Theatre News

Union’s All-Male Pirates Sails to Wilton’s, 18 Apr

Theo Bosanquet

Theo Bosanquet

| London's West End | Off-West End |

3 February 2010

The Union Theatre’s acclaimed all-male version of Gilbert & Sullivan’s The Pirates of Penzance is transferring to Wilton’s Music Hall for a limited season in the spring (18 April to 16 May 2010, previews from 8 April), following its sell-out run at the Southwark venue in July last year.

Directed by the Union’s founder and artistic director Sasha Regan, the production is the latest in a series of all-male Gilbert & Sullivan productions staged by the Union after HMS Pinafore and The Mikado. It’s nominated for Best Off-West End Production in the forthcoming Whatsonstage.com Awards, and the company will be performing at the Awards Concert on 14 February (See News, 2 Feb 2010).

The Pirates of Penzance (or The Slave of Duty), was first produced at the Fifth Avenue Theatre, New York on 31 December 1879. The London debut followed in April 1880 at the Opera Comique.

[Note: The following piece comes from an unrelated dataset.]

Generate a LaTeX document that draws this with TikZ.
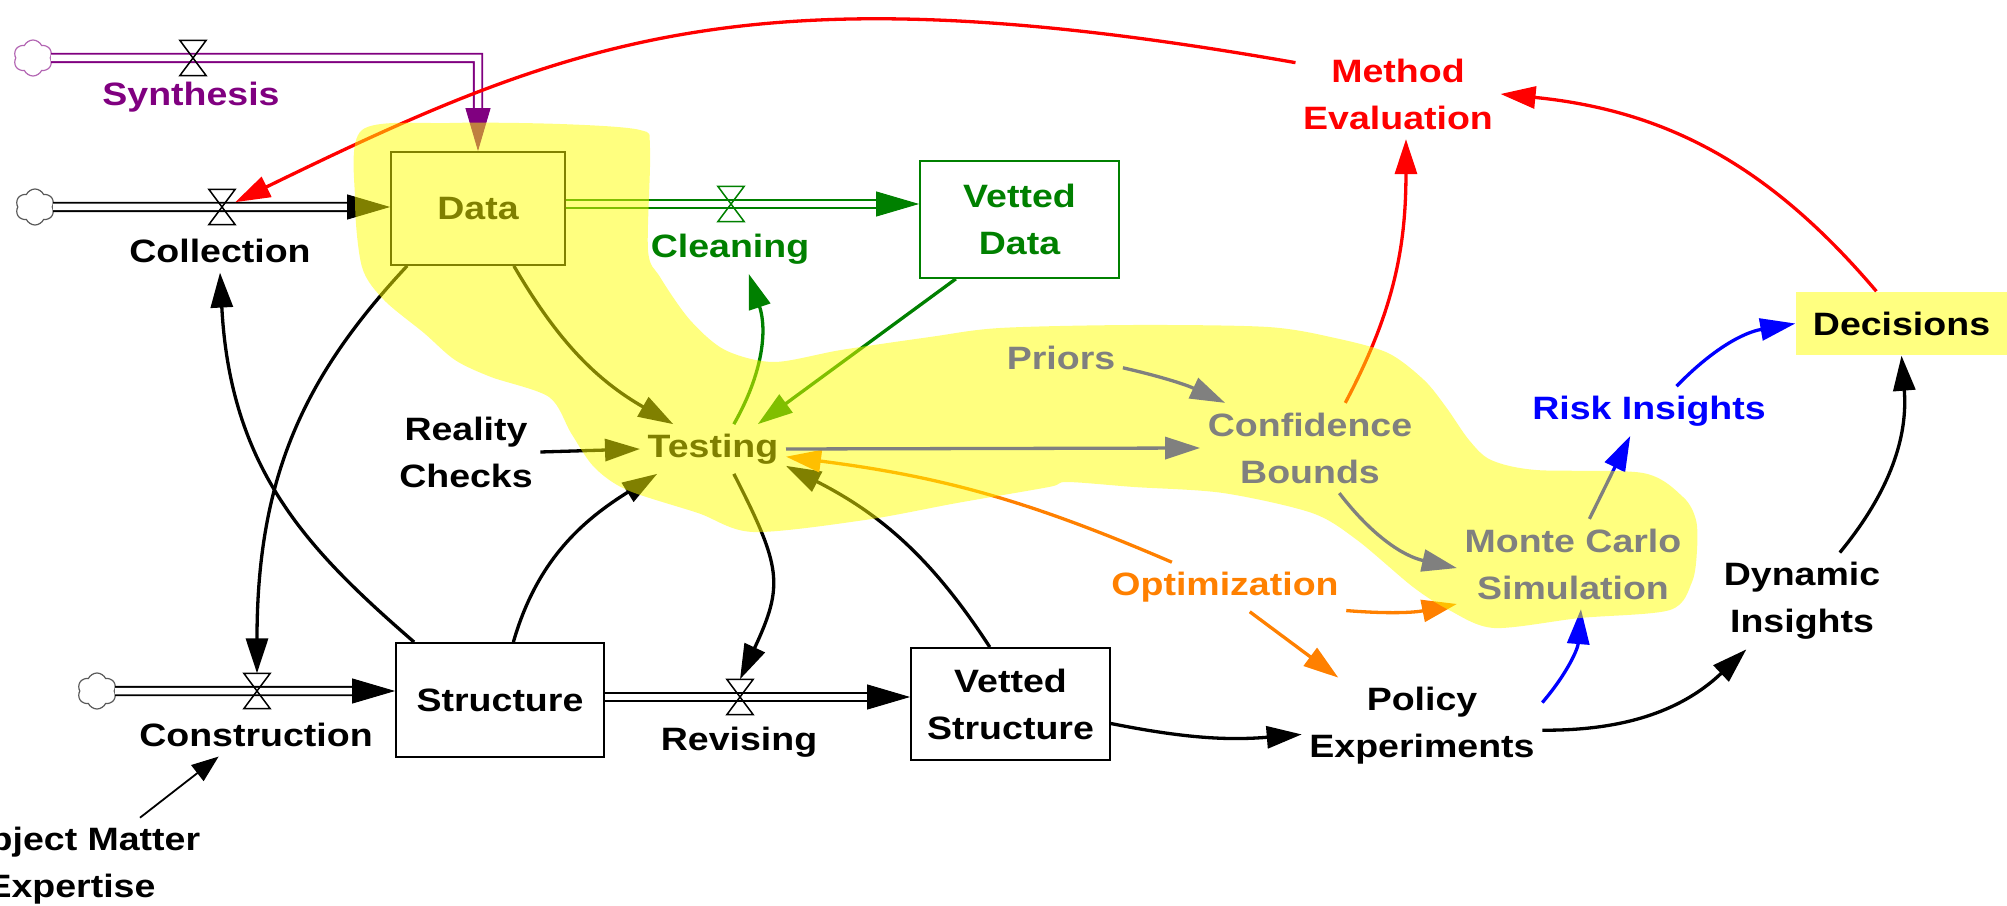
\documentclass[tikz,border=0pt]{standalone}
\usepackage{fontspec}
\setmainfont{Liberation Sans}[FakeStretch=1.16]
\usepackage{xcolor}
\usepackage{tikz}
\usetikzlibrary{arrows.meta, shapes.symbols}
\definecolor{synpurple}{RGB}{128,0,128}
\definecolor{vetgreen}{RGB}{0,128,0}
\definecolor{optorange}{RGB}{255,128,0}
\definecolor{hilite}{RGB}{255,255,0}
\tikzstyle{conn} = [line width=0.33mm,-{Triangle[length=3.5mm,width=2.2mm]}]
\tikzstyle{thinconn} = [line width=0.18mm,-{Triangle[length=2.7mm,width=2mm]}]
\tikzstyle{lbl} = [inner xsep=0.7mm,inner ysep=0.9mm,align=center]
\tikzstyle{stock} = [draw,line width=0.18mm,inner sep=0,align=center]
\tikzstyle{valve} = [minimum width=2.5mm,minimum height=3.4mm,inner sep=0]
\tikzstyle{cloudy} = [cloud,cloud puffs=6,cloud puff arc=130,cloud ignores aspect,minimum width=3.9mm,minimum height=3.6mm,inner sep=0,draw=black!65,line width=0.12mm]
\tikzset{
	pipe/.style={draw=#1,double=white,double distance=0.65mm,line width=0.18mm},
	pipehead/.style={draw=#1,line width=0.1mm,-{Triangle[length=4.3mm,width=2.5mm]}}
}

\begin{document}
\begin{tikzpicture}[x=0.1mm,y=0.1mm,font=\fontsize{9.2}{13.4}\selectfont\bfseries]
	\useasboundingbox (0,0) rectangle (2007,-906);
	% Stocks, flows and their labels:
	\node[cloudy,draw=synpurple!60] (syncloud) at (33,-58) {};
	\node[valve] (synvalve) at (193,-58) {};
	\node[lbl,text=synpurple] (synth) at (191,-97) {Synthesis};
	\node[cloudy] (collcloud) at (35,-207) {};
	\node[valve] (collvalve) at (222,-207) {};
	\node[lbl] (coll) at (220,-251) {Collection};
	\node[stock,minimum width=17.4mm,minimum height=11.3mm] (data) at (478,-208.5) {Data};
	\node[valve] (cleanvalve) at (731,-204) {};
	\node[lbl,text=vetgreen] (clean) at (730,-249) {Cleaning};
	\node[stock,draw=vetgreen,text=vetgreen,minimum width=19.9mm,minimum height=11.7mm] (vdata) at (1019.5,-219.5) {Vetted\\Data};
	\node[cloudy] (concloud) at (97,-691) {};
	\node[valve] (convalve) at (257,-691) {};
	\node[lbl] (constr) at (256,-735) {Construction};
	\node[stock,minimum width=20.8mm,minimum height=11.4mm] (struct) at (500,-700) {Structure};
	\node[valve] (revvalve) at (740,-697) {};
	\node[lbl] (revise) at (739,-742) {Revising};
	\node[stock,minimum width=19.9mm,minimum height=11.2mm] (vstruct) at (1010.5,-704) {Vetted\\Structure};

	% Auxiliaries:
	\node[lbl,text=red] (meval) at (1398,-94) {Method\\Evaluation};
	\node[fill=hilite!50,minimum width=21.1mm,minimum height=6.3mm,inner sep=0] (decis) at (1901.5,-323.5) {Decisions};
	\node[lbl] (testing) at (713,-449) {Testing};
	\node[lbl] (reality) at (466,-452) {Reality\\Checks};
	\node[lbl,text=blue] (priors) at (1061,-358) {Priors};
	\node[lbl,text=blue] (conf) at (1310,-448) {Confidence\\Bounds};
	\node[lbl,text=blue] (mc) at (1573,-564) {Monte Carlo\\Simulation};
	\node[lbl,text=blue] (risk) at (1649,-411) {Risk Insights};
	\node[lbl,text=optorange] (optim) at (1225,-587) {Optimization};
	\node[lbl] (policy) at (1422,-726) {Policy\\Experiments};
	\node[lbl] (dyn) at (1802,-601) {Dynamic\\Insights};
	\node[lbl] (sme) at (71,-866) {Subject Matter\\Expertise};

	% Pipes:
	% Each ends short of the stock, the head is drawn on its own
	\coordinate (synend) at (data.north |- synvalve);
	\coordinate (collend) at (data.west |- collvalve);
	\coordinate (cleanstart) at (data.east |- cleanvalve);
	\coordinate (cleanend) at (vdata.west |- cleanvalve);
	\coordinate (conend) at (struct.west |- convalve);
	\coordinate (revstart) at (struct.east |- revvalve);
	\coordinate (revend) at (vstruct.west |- revvalve);
	\draw[pipe=synpurple,shorten >=4.3mm] (syncloud.east) -- (synend) -- (data.north);
	\draw[pipehead=synpurple] ([yshift=4.3mm]data.north) -- (data.north);
	\draw[pipe=black,shorten >=4.3mm] (collcloud.east) -- (collend);
	\draw[pipehead=black] ([xshift=-4.3mm]collend) -- (collend);
	\draw[pipe=vetgreen,shorten >=4.3mm] (cleanstart) -- (cleanend);
	\draw[pipehead=vetgreen] ([xshift=-4.3mm]cleanend) -- (cleanend);
	\draw[pipe=black,shorten >=4.3mm] (concloud.east) -- (conend);
	\draw[pipehead=black] ([xshift=-4.3mm]conend) -- (conend);
	\draw[pipe=black,shorten >=4.3mm] (revstart) -- (revend);
	\draw[pipehead=black] ([xshift=-4.3mm]revend) -- (revend);
	\foreach \v/\c in {synvalve/black,collvalve/black,cleanvalve/vetgreen,convalve/black,revvalve/black}{%
		\draw[\c,line width=0.15mm] (\v.north west) -- (\v.north east) -- (\v.south west) -- (\v.south east) -- cycle;
	}

	% Connectors:
	\draw[conn] (data.-58) to[bend right=15] (testing.148);
	\draw[conn] (data.-141) to[out=-133,in=90,out looseness=0.88,in looseness=1.17] (convalve.north);
	\draw[conn] (struct.146) to[out=139,in=-87,out looseness=0.85,in looseness=1.22] (coll.south);
	\draw[conn] (struct.77) to[out=74,in=212] (testing.204);
	\draw[conn] (testing.-50) to[out=-63,in=65,looseness=1.3] (revvalve.north);
	\draw[conn] (vstruct.110) to[out=123,in=-27] (testing.-13);
	\draw[conn] (reality.east) -- (testing.west);
	\draw[conn,vetgreen] (testing.50) to[bend right=24] (clean.-53);
	\draw[conn,vetgreen] (vdata.-137) -- (testing.29);
	\draw[conn,optorange] (optim.155) to[bend right=8] (testing.-6);
	\draw[conn,blue] (testing.east) -- (conf.west);
	\draw[conn,blue] (priors.-9) to[bend left=6] (conf.152);
	\draw[conn,blue] (conf.-57) to[bend right=20] (mc.182);
	\draw[conn,optorange] (optim.-11) to[bend right=8] (mc.199);
	\draw[conn,optorange] (optim.-45) -- (policy.150);
	\draw[conn] (vstruct.-11) to[bend right=8] (policy.184);
	\draw[conn,blue] (policy.11) to[bend right=18] (mc.-80);
	\draw[conn] (policy.-2) to[bend right=22] (dyn.-139);
	\draw[conn] (dyn.52) to[bend right=22] (decis.south);
	\draw[conn,blue] (mc.70) -- (risk.-127);
	\draw[conn,blue] (risk.42) to[bend left=18] (decis.west);
	\draw[conn,red] (decis.128) to[bend right=22] (meval.east);
	\draw[conn,red] (conf.52) to[out=62,in=-90] (meval.-80);
	\draw[conn,red] (meval.163) to[out=170,in=26,out looseness=1.31,in looseness=0.91] (collvalve.20);
	\draw[thinconn] (sme.35) -- (constr.-150);

	% Highlight drawn last, half transparent over everything
	\fill[hilite,fill opacity=0.5] plot[smooth cycle,tension=0.5] coordinates {
		(362,-130) (450,-123) (560,-124) (640,-130) (650,-148) (648,-250) (660,-277)
		(690,-320) (725,-350) (774,-362) (841,-350) (930,-337) (1000,-328) (1134,-325)
		(1268,-327) (1335,-338) (1388,-353) (1424,-380) (1446,-407) (1469,-440)
		(1491,-460) (1536,-470) (1643,-473) (1683,-497) (1696,-520) (1697,-550)
		(1692,-582) (1670,-610) (1580,-618) (1494,-628) (1449,-610) (1413,-587)
		(1357,-540) (1312,-513) (1223,-493) (1134,-487) (1067,-482) (1049,-487)
		(957,-503) (865,-520) (753,-532) (698,-513) (627,-490) (594,-467) (571,-433)
		(549,-397) (491,-377) (455,-360) (424,-333) (384,-300) (362,-267) (355,-200)};
\end{tikzpicture}
\end{document}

The story concerns Frederic, who as a boy was mistakenly apprenticed to a pirate instead of a pilot. Interestingly, Gilbert himself had been captured by Italian brigands at the age of two and then been ransomed for £25. Most of Sullivan’s score was written in his New York hotel room. During the work, he famously wrote to his mother saying, “I think it will be a great success for it is exquisitely funny and the music is strikingly tuneful”.